Innerhalb von 40 Femtosekunden wechselt erwärmtes Material unter Röntgenstrahlung zwischen drei Aggregatszuständen bis zum Plasma
Der ultraschnelle Zerfall von Materie unter Röntgenblitzen des LCLS-Lasers mit einer Energie von 2 keV Energie.
Der ultraschnelle Zerfall von Materie unter Röntgenblitzen des LCLS-Lasers mit einer Energie von 2 keV Energie.

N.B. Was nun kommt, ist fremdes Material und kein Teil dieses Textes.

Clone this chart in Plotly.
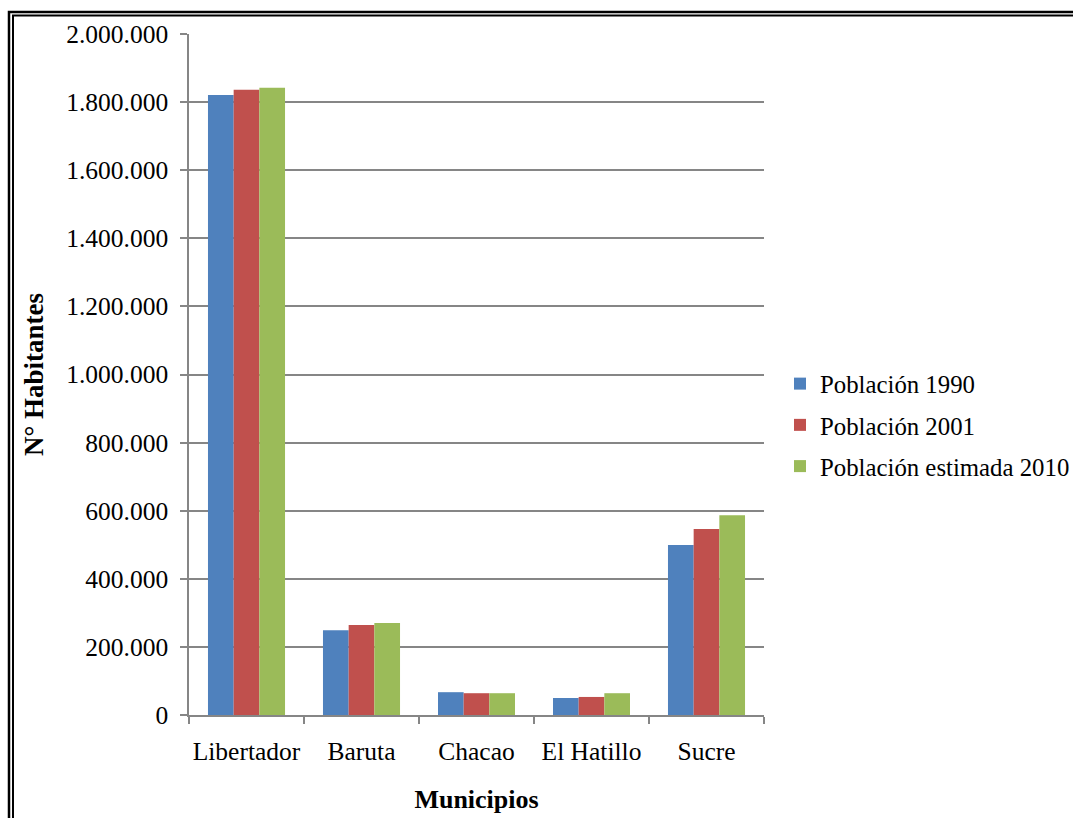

© CC: DOE/Lawrence Livermore National Laboratory
Livermore (USA) - Erst Schmelzen, dann zum Gas werden: Für diesen Durchmarsch durch die Aggregatzustände brauchte eine Graphitprobe nur 40 Milliardstel Mikrosekunden. Die neue Rekordzeit für ein Mineral überraschte auch die Forscher, die das Graphit mit Röntgenlasern beschossen hatten. Deutlich schneller als in der Theorie erfolgte die Umwandlung von einem Festkörper in eine Flüssigkeit und dann in ein dichtes Plasma, in dem die in Ionen und Elektronen aufgespaltenen Atome ein Gas bilden. Solche ultraschnellen doppelten Phasenübergänge sind nicht nur für Grundlagenforscher spannend, berichtet das amerikanisch-deutsche Team im Fachblatt „Physical Review Letters“. Sie bringen auch die Materialforschung, die Hochgeschwindigkeitsbildgebung oder auch die Hochenergiephysik voran.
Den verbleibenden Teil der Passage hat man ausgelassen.